**What is required**
Write out the entire listing below exactly as it appears, minus any pictures.

**Provided material**

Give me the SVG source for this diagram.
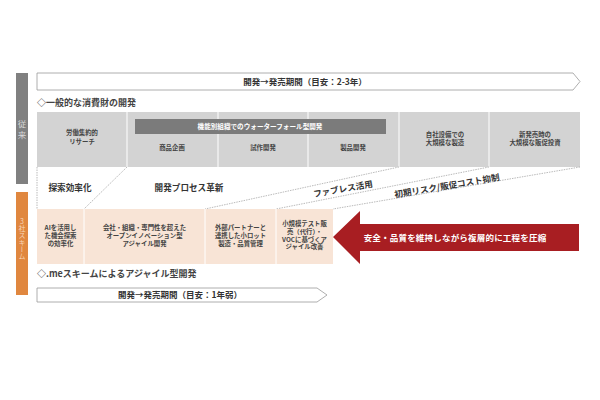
<svg xmlns="http://www.w3.org/2000/svg" width="600" height="400" viewBox="0 0 600 400">
<style>
text{font-family:"Noto Sans CJK JP","Noto Sans",sans-serif;}
.banner{fill:#fff;stroke:#9a9a9a;stroke-width:0.8;}
.bt{font-size:8.5px;font-weight:bold;fill:#333;text-anchor:middle;}
.h{font-size:9px;font-weight:bold;fill:#444;}
.cell{font-size:6.4px;font-weight:bold;fill:#444;text-anchor:middle;}
.mid{font-size:8.6px;font-weight:bold;fill:#333;text-anchor:middle;}
.sep{stroke:#fff;stroke-width:1;}
.dash{stroke:#a8a8a8;stroke-width:0.8;stroke-dasharray:1.5 1;fill:none;}
</style>
<rect width="600" height="400" fill="#fff"/>
<g id="side-conventional">
<rect x="16" y="73" width="12" height="111" fill="#808080"/>
<text x="22" y="127" font-size="8.5" fill="#d8d8d8" text-anchor="middle">従</text>
<text x="22" y="138" font-size="8.5" fill="#d8d8d8" text-anchor="middle">来</text>
</g>
<g id="side-3sha">
<rect x="16" y="192" width="12" height="103" fill="#e0873f"/>
<text x="22" y="218" font-size="7" fill="#f7d5b8" style="writing-mode:vertical-rl;text-orientation:upright;">3社スキーム</text>
</g>
<g id="banner-top">
<path class="banner" d="M37,73 H573 L580,81.5 L573,90 H37 Z"/>
<text class="bt" x="305" y="84.5">開発→発売期間（目安：2-3年）</text>
</g>
<text class="h" x="37" y="106">◇一般的な消費財の開発</text>
<g id="table-conventional">
<rect x="37" y="112" width="543" height="55" fill="#d3d3d3"/>
<line class="sep" x1="127" y1="112" x2="127" y2="167"/>
<line class="sep" x1="218" y1="112" x2="218" y2="167"/>
<line class="sep" x1="308" y1="112" x2="308" y2="167"/>
<line class="sep" x1="399" y1="112" x2="399" y2="167"/>
<line class="sep" x1="489" y1="112" x2="489" y2="167"/>
<rect x="135" y="119" width="251" height="15" fill="#7b7b7b"/>
<text x="260" y="129" font-size="6.6" font-weight="bold" fill="#fff" text-anchor="middle">機能別組織でのウォーターフォール型開発</text>
<text class="cell" x="82" y="135">労働集約的</text>
<text class="cell" x="82" y="144">リサーチ</text>
<text class="cell" x="172" y="150">商品企画</text>
<text class="cell" x="263" y="150">試作開発</text>
<text class="cell" x="353" y="150">製品開発</text>
<text class="cell" x="445" y="137">自社設備での</text>
<text class="cell" x="445" y="145">大規模な製造</text>
<text class="cell" x="535" y="137">新発売時の</text>
<text class="cell" x="535" y="145">大規模な販促投資</text>
</g>
<g id="connectors">
<line class="dash" x1="37" y1="167" x2="37" y2="209"/>
<line class="dash" x1="127" y1="167" x2="84" y2="209"/>
<line class="dash" x1="399" y1="167" x2="205" y2="209"/>
<line class="dash" x1="489" y1="167" x2="276" y2="209"/>
<line class="dash" x1="580" y1="167" x2="333" y2="209"/>
</g>
<g id="labels-mid">
<text class="mid" x="70" y="191">探索効率化</text>
<text class="mid" x="189" y="191">開発プロセス革新</text>
<text class="mid" x="343" y="192" transform="rotate(-10 343 189)">ファブレス活用</text>
<text class="mid" x="447" y="189" transform="rotate(-9.5 447 186)">初期リスク/販促コスト抑制</text>
</g>
<g id="table-3sha">
<rect x="37" y="209" width="296" height="55" fill="#f8e4d6"/>
<line class="sep" x1="84" y1="209" x2="84" y2="264"/>
<line class="sep" x1="205" y1="209" x2="205" y2="264"/>
<line class="sep" x1="276" y1="209" x2="276" y2="264"/>
<text class="cell" x="60.5" y="230">AIを活用し</text>
<text class="cell" x="60.5" y="238">た機会探索</text>
<text class="cell" x="60.5" y="246">の効率化</text>
<text class="cell" x="144.5" y="230">会社・組織・専門性を超えた</text>
<text class="cell" x="144.5" y="238">オープンイノベーション型</text>
<text class="cell" x="144.5" y="246">アジャイル開発</text>
<text class="cell" x="240.5" y="230">外部パートナーと</text>
<text class="cell" x="240.5" y="238">連携した小ロット</text>
<text class="cell" x="240.5" y="246">製造・品質管理</text>
<text class="cell" x="304.5" y="226">小規模テスト販</text>
<text class="cell" x="304.5" y="234">売（代行）・</text>
<text class="cell" x="304.5" y="241.5">VOCに基づくア</text>
<text class="cell" x="304.5" y="249">ジャイル改善</text>
</g>
<g id="arrow-compress">
<polygon points="333,237 360,211 360,224 579,224 579,251 360,251 360,264" fill="#a81e22"/>
<text x="455" y="241" font-size="8.5" font-weight="bold" fill="#fff" text-anchor="middle" letter-spacing="0.2">安全・品質を維持しながら複層的に工程を圧縮</text>
</g>
<text class="h" x="37" y="276.5">◇.meスキームによるアジャイル型開発</text>
<g id="banner-bottom">
<path class="banner" d="M37,288 H317 L327,295 L317,302 H37 Z"/>
<text class="bt" x="180" y="298">開発→発売期間（目安：1年弱）</text>
</g>
</svg>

**Full answer**
Give me the SVG source for this diagram.
<svg xmlns="http://www.w3.org/2000/svg" width="600" height="400" viewBox="0 0 600 400">
<style>
text{font-family:"Noto Sans CJK JP","Noto Sans",sans-serif;}
.banner{fill:#fff;stroke:#9a9a9a;stroke-width:0.8;}
.bt{font-size:8.5px;font-weight:bold;fill:#333;text-anchor:middle;}
.h{font-size:9px;font-weight:bold;fill:#444;}
.cell{font-size:6.4px;font-weight:bold;fill:#444;text-anchor:middle;}
.mid{font-size:8.6px;font-weight:bold;fill:#333;text-anchor:middle;}
.sep{stroke:#fff;stroke-width:1;}
.dash{stroke:#a8a8a8;stroke-width:0.8;stroke-dasharray:1.5 1;fill:none;}
</style>
<rect width="600" height="400" fill="#fff"/>
<g id="side-conventional">
<rect x="16" y="73" width="12" height="111" fill="#808080"/>
<text x="22" y="127" font-size="8.5" fill="#d8d8d8" text-anchor="middle">従</text>
<text x="22" y="138" font-size="8.5" fill="#d8d8d8" text-anchor="middle">来</text>
</g>
<g id="side-3sha">
<rect x="16" y="192" width="12" height="103" fill="#e0873f"/>
<text x="22" y="218" font-size="7" fill="#f7d5b8" style="writing-mode:vertical-rl;text-orientation:upright;">3社スキーム</text>
</g>
<g id="banner-top">
<path class="banner" d="M37,73 H573 L580,81.5 L573,90 H37 Z"/>
<text class="bt" x="305" y="84.5">開発→発売期間（目安：2-3年）</text>
</g>
<text class="h" x="37" y="106">◇一般的な消費財の開発</text>
<g id="table-conventional">
<rect x="37" y="112" width="543" height="55" fill="#d3d3d3"/>
<line class="sep" x1="127" y1="112" x2="127" y2="167"/>
<line class="sep" x1="218" y1="112" x2="218" y2="167"/>
<line class="sep" x1="308" y1="112" x2="308" y2="167"/>
<line class="sep" x1="399" y1="112" x2="399" y2="167"/>
<line class="sep" x1="489" y1="112" x2="489" y2="167"/>
<rect x="135" y="119" width="251" height="15" fill="#7b7b7b"/>
<text x="260" y="129" font-size="6.6" font-weight="bold" fill="#fff" text-anchor="middle">機能別組織でのウォーターフォール型開発</text>
<text class="cell" x="82" y="135">労働集約的</text>
<text class="cell" x="82" y="144">リサーチ</text>
<text class="cell" x="172" y="150">商品企画</text>
<text class="cell" x="263" y="150">試作開発</text>
<text class="cell" x="353" y="150">製品開発</text>
<text class="cell" x="445" y="137">自社設備での</text>
<text class="cell" x="445" y="145">大規模な製造</text>
<text class="cell" x="535" y="137">新発売時の</text>
<text class="cell" x="535" y="145">大規模な販促投資</text>
</g>
<g id="connectors">
<line class="dash" x1="37" y1="167" x2="37" y2="209"/>
<line class="dash" x1="127" y1="167" x2="84" y2="209"/>
<line class="dash" x1="399" y1="167" x2="205" y2="209"/>
<line class="dash" x1="489" y1="167" x2="276" y2="209"/>
<line class="dash" x1="580" y1="167" x2="333" y2="209"/>
</g>
<g id="labels-mid">
<text class="mid" x="70" y="191">探索効率化</text>
<text class="mid" x="189" y="191">開発プロセス革新</text>
<text class="mid" x="343" y="192" transform="rotate(-10 343 189)">ファブレス活用</text>
<text class="mid" x="447" y="189" transform="rotate(-9.5 447 186)">初期リスク/販促コスト抑制</text>
</g>
<g id="table-3sha">
<rect x="37" y="209" width="296" height="55" fill="#f8e4d6"/>
<line class="sep" x1="84" y1="209" x2="84" y2="264"/>
<line class="sep" x1="205" y1="209" x2="205" y2="264"/>
<line class="sep" x1="276" y1="209" x2="276" y2="264"/>
<text class="cell" x="60.5" y="230">AIを活用し</text>
<text class="cell" x="60.5" y="238">た機会探索</text>
<text class="cell" x="60.5" y="246">の効率化</text>
<text class="cell" x="144.5" y="230">会社・組織・専門性を超えた</text>
<text class="cell" x="144.5" y="238">オープンイノベーション型</text>
<text class="cell" x="144.5" y="246">アジャイル開発</text>
<text class="cell" x="240.5" y="230">外部パートナーと</text>
<text class="cell" x="240.5" y="238">連携した小ロット</text>
<text class="cell" x="240.5" y="246">製造・品質管理</text>
<text class="cell" x="304.5" y="226">小規模テスト販</text>
<text class="cell" x="304.5" y="234">売（代行）・</text>
<text class="cell" x="304.5" y="241.5">VOCに基づくア</text>
<text class="cell" x="304.5" y="249">ジャイル改善</text>
</g>
<g id="arrow-compress">
<polygon points="333,237 360,211 360,224 579,224 579,251 360,251 360,264" fill="#a81e22"/>
<text x="455" y="241" font-size="8.5" font-weight="bold" fill="#fff" text-anchor="middle" letter-spacing="0.2">安全・品質を維持しながら複層的に工程を圧縮</text>
</g>
<text class="h" x="37" y="276.5">◇.meスキームによるアジャイル型開発</text>
<g id="banner-bottom">
<path class="banner" d="M37,288 H317 L327,295 L317,302 H37 Z"/>
<text class="bt" x="180" y="298">開発→発売期間（目安：1年弱）</text>
</g>
</svg>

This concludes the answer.